Chances are your company has a written set of values. A growing number of companies do. If your company does, chances are very good that one of the statements says that employees are valued above all else. Chances are also good that one of the statements has to do with how family oriented the company is and how employee commitment should be to family before company. Chances are also very good that there is a statement that says customers are the key to company success.
I’ve consulted with, visited with, and worked for hundreds of companies that have value statements. Most are interchangeable-both in terms of the value statement verbiage and the company’s actions.
Not often are the company’s actions in line with their value statements. Most often, especially in large retail environments–but certainly not exclusively-the company’s value statement and the company’s actions are diametrically opposed to one another. Maybe not on purpose (although for many, the value statements are nothing but something the company uses for PR purposes with both employees and customers), but opposed to one another they most often are.
Most value statements are people oriented. Most corporate actions are people oriented also-either for stockholders or senior management.
There is nothing wrong with a corporate value statement. Likewise, there is nothing wrong with a company focusing the company’s benefits on stockholders or senior management. Every company has the right and the freedom to focus resources and benefits how and where they want.
Nevertheless, employees do notice the inconsistencies between what a company proclaims it values and its actions-and those inconsistencies can destroy morale.
One company in the retail business claims in its value statement that its primary reason for existing is to serve its employees and especially to encourage the growth of strong families. Sounds great. The reality? It requires its salespeople and mid-level managers to work 10 ? hour days, 24 days per month on average. Senior management works only about 40 to 45 hours per week. To top it off, if the salesperson is not on target to meet their sales quota, they are encouraged to work their days off. Working beyond scheduled hours is strongly encouraged also. Taking earned vacation time is frowned upon. Most employees consider the value statement a joke-but resent the fact the company is constantly preaching how important a strong family life is to the company.
Another regional retailer also claims that the strength of employee’s families is a central concern to the company. However, low and mid-level managers are expected to regularly work 70 to 80 hours per week. Vacations are limited to a maximum of three days-including Sunday’s–at any one time. Managers unwilling to work the expected hours leave the company in short order. Divorce rates within the management ranks of this company that stresses its concern for families is over twice the national average. The hours are long; morale among managers is low, productivity lags behind industry average.

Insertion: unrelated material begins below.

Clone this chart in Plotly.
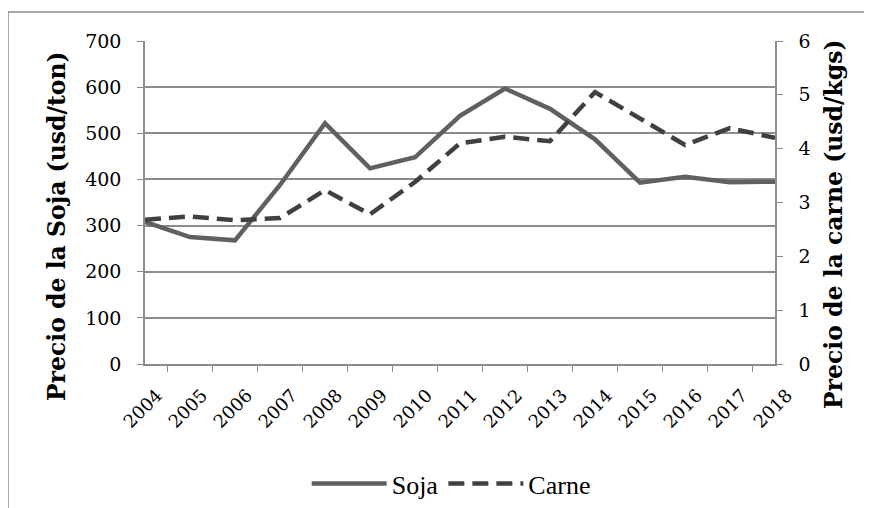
import plotly.graph_objects as go

years = ["2004", "2005", "2006", "2007", "2008", "2009", "2010", "2011",
         "2012", "2013", "2014", "2015", "2016", "2017", "2018"]
soja = [308, 275, 268, 388, 522, 424, 448, 538, 597, 553, 487, 393, 406, 394, 395]
carne = [2.68, 2.74, 2.67, 2.71, 3.23, 2.78, 3.38, 4.1, 4.22, 4.14, 5.05, 4.56, 4.07, 4.38, 4.2]

W, H = 872, 508
OFF = 8  # page body margin
L, R, T, B = 145 - OFF, 775 - OFF, 41 - OFF, 364 - OFF
serif = "DejaVu Serif"

fig = go.Figure()
fig.add_trace(go.Scatter(x=years, y=soja, name="Soja", mode="lines",
                         line=dict(color="#606060", width=4.5)))
fig.add_trace(go.Scatter(x=years, y=carne, name="Carne", mode="lines", yaxis="y2",
                         line=dict(color="#404040", width=4.5, dash="16px,8px")))

axcol = "#8c8c8c"
fig.update_layout(
    width=W, height=H,
    margin=dict(l=L, r=W - R, t=T, b=H - B, autoexpand=False),
    paper_bgcolor="white", plot_bgcolor="white",
    font=dict(family=serif, color="#000000", size=16),
    xaxis=dict(type="category", tickson="boundaries", ticks="outside", ticklen=6,
               tickcolor=axcol, showline=True, linecolor=axcol, linewidth=1.5,
               showgrid=False, tickangle=-45, automargin=False, ticklabelstandoff=12,
               ticklabelshift=12, tickfont=dict(size=18, family=serif)),
    yaxis=dict(range=[0, 700], dtick=100, ticks="outside", ticklen=6, tickcolor=axcol,
               showline=True, linecolor=axcol, linewidth=1.5, showgrid=True,
               gridcolor="#8c8c8c", gridwidth=1.5, zeroline=False, automargin=False,
               tickfont=dict(size=19, family=serif), ticklabelstandoff=12),
    yaxis2=dict(range=[0, 6], dtick=1, overlaying="y", side="right", ticks="outside",
                ticklen=6, tickcolor=axcol, showline=True, linecolor=axcol, linewidth=1.5,
                showgrid=False, zeroline=False, automargin=False,
                tickfont=dict(size=19, family=serif), ticklabelstandoff=12),
    legend=dict(orientation="h", x=0.486, xanchor="center", y=-0.37, yanchor="middle",
                font=dict(size=26, family="Liberation Serif"), bgcolor="rgba(0,0,0,0)",
                itemwidth=75),
    showlegend=True,
)

pw, ph = R - L, B - T
fig.add_annotation(text="<b>Precio de la Soja (usd/ton)</b>", textangle=-90,
                   xref="paper", yref="paper", x=(57 - 145) / pw, y=(364 - 226) / ph,
                   xanchor="center", yanchor="middle", showarrow=False,
                   font=dict(size=23.5, family=serif, color="#000000"))
fig.add_annotation(text="<b>Precio de la carne (usd/kgs)</b>", textangle=-90,
                   xref="paper", yref="paper", x=(834 - 145) / pw, y=(364 - 224) / ph,
                   xanchor="center", yanchor="middle", showarrow=False,
                   font=dict(size=23.5, family=serif, color="#000000"))

fig.add_shape(type="rect", xref="paper", yref="paper",
              x0=(8 - OFF - L) / pw, x1=(W + 20 - L) / pw,
              y0=(B - (H + 20)) / ph, y1=(B - (12 - OFF)) / ph,
              line=dict(color="#8c8c8c", width=1.5), fillcolor="rgba(0,0,0,0)", layer="below")

fig.write_html("out.html")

There are thousands of similar stories. The morale-breaking culprit for many of the employees of these companies isn’t the hours or the stress, although they contribute to it. The real morale breaker is the belief that they have been sold a bill of goods about who and what the company is and then experience actions that in their mind prove it to be a lie.
There are certainly many companies whose actions reflect consistency with their value statement. Many, many others are hard at work trying to bring their company’s actions into line with their value statement.
Most of the employees I’ve interviewed regarding this topic, no matter their level within their company, expressed respect for their company when they believed the company either adhered to or was striving to adhere to the company’s value statement-no matter what the value statement contained. In addition, most of the employees of companies whose actions reflected consistency with or who were actively striving to have company actions align to the company’s value statement felt that the company’s value statement helped to boost employee morale.
Although it seems a simple notion that what a company does is more important than what it says, it appears this concept has escaped a large number of companies. Spouting platitudes in order to try to encourage employee morale without the actions to back the platitudes up produces far more harm than good.
What about your company? Is your company value statement helping to build morale or destroying it? Does your company live its value statement or is it simply a flimsy tool to try to manipulate employees? If you’re not serious about your value statement, you’re better off not having one.